Lesson 27: The ggplot2 Graphics Package

Now, on to ggplot2.

The ggplot2 package was written by Hadley Wickham, who later became Chief Scientist at RStudio. It’s highly complex, with well over 400 functions, and rather abstract, but quite powerful. We will touch on it at various points in this tutorial, while staying with base-R graphics when it is easier to go that route.

Now to build up to using ggplot2, let’s do a bit more with base-R graphics first, continuing with our weight/age investigation of the ballplayers. To begin, let’s do a scatter plot of weight against age, color-coded by position. We could type

> plot(mlb$Age,mlb$Weight,col=mlb$PosCategory)

but to save some typing, let’s use R’s with function (we’ll change the point size while we are at it):

> with(mlb,plot(Age,Weight,col=PosCategory,cex=0.6))

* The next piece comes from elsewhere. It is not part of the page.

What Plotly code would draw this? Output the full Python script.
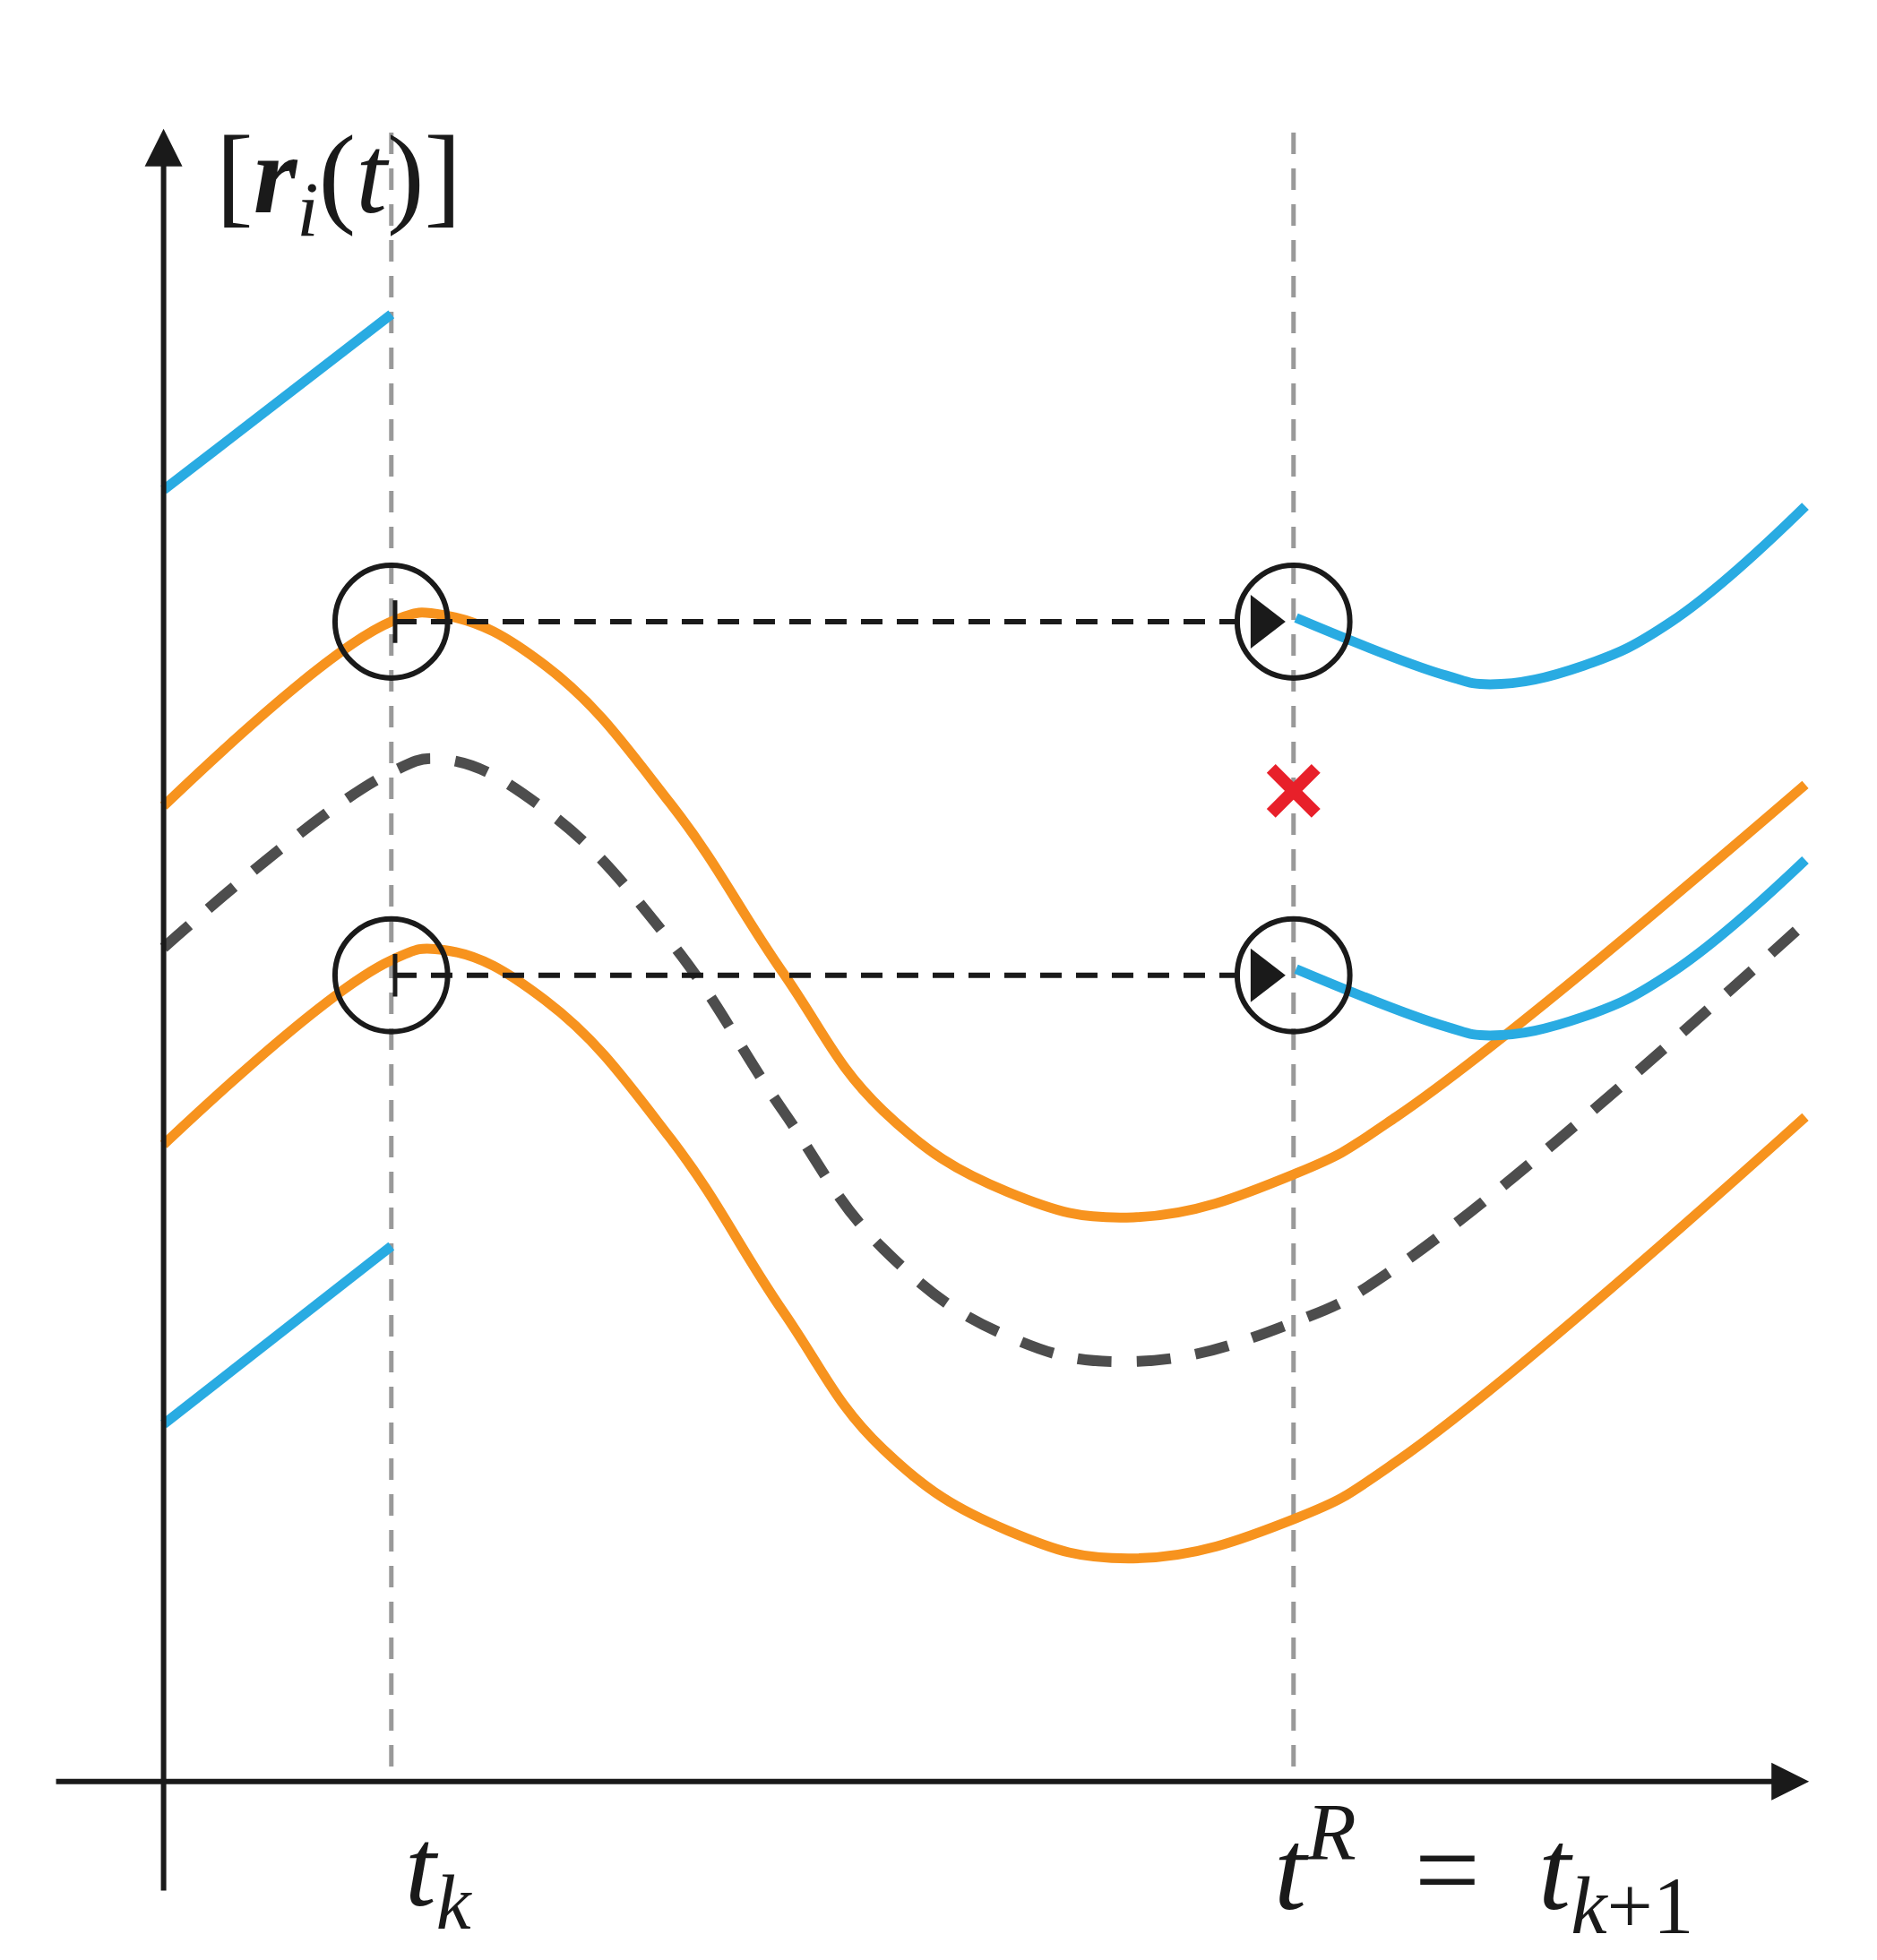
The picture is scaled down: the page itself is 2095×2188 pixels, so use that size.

By writing with, we tell R to take Age, Weight and PosCategory in the context of mlb.

alt text

Here is how we can do it in ggplot2:

First, I make an empty plot, based on the data frame mlb:

> p <- ggplot(mlb)

Nothing will appear on the screen. The package displays only when you “print” the plot:

> p

This will just display an empty plot. (Try it.) By the way, recall that any expression you type, even 1 + 1, will be evaluated and printed to the screen. Here the plot (albeit) empty is printed to the screen.

Now let’s do something useful:

> p + geom_point(aes(x = Age, y = Weight, col = PosCategory),cex=0.6)

alt text

What happened here? Quite a bit, actually, so let’s take this slowly.

One nice thing is that we automatically got a legend printed to the right of the graph, so we know which color corresponds to which position. We can do this in base-R graphics too, but need to set an argument for it in plot.